Génocides et autres atrocités au nom de la religion
Hormis la persécution sous forme de génocide, il existe bien d'autres formes d'oppression religieuse: les lois anti-blasphème, les lois anti-conversion, la violence sectaire, les régimes totalitaires qui s'efforcent de supprimer les manifestations religieuses et la liberté de conscience et de conviction dans l'intérêt de leur idéologie et de l'uniformité. Marx et Lénine détestaient la religion, la considérant comme l'«opium de l'humanité». Et ils avaient créé leur propre «religion», une idéologie nouvelle, coercitive et militante. Les grands dictateurs des dernières décennies – Hitler, Staline, Mao Zedong, Pol Pot – ont aussi violemment réprimé la liberté de religion et de conviction.
Combattre l’ignorance
Nous ne pouvons pas comprendre ce qui se passe dans le monde sans comprendre les religions, y compris l'utilisation abusive qui en est faite (par les terroristes islamistes par exemple).
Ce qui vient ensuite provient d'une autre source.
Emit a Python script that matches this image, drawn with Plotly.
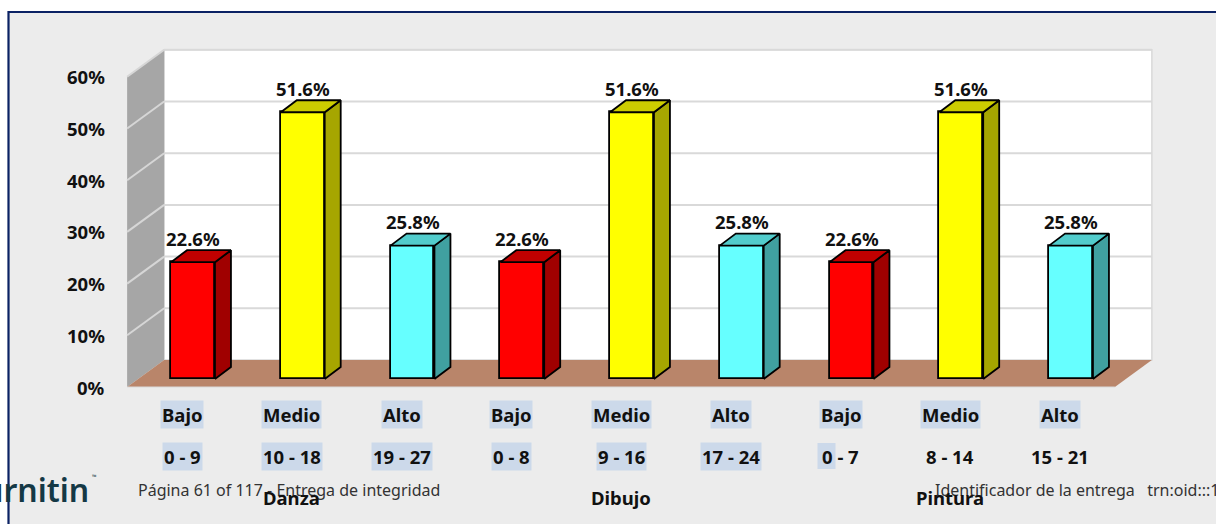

Sans cela, nous ne pouvons pas non plus trouver de thérapie efficace.
Promouvoir la liberté de religion ou de conviction et l'éthique de la responsabilité, éduquer à vivre dans la diversité: telle est la meilleure manière de réagir au fondamentalisme religieux, à l'extrémisme violent et au terrorisme. Si nous arrachons sans relâche les racines de l'ignorance, de l'indifférence et de la peur, la culture de la dignité humaine pour tous et partout pourra croître et porter ses fruits, durant notre siècle.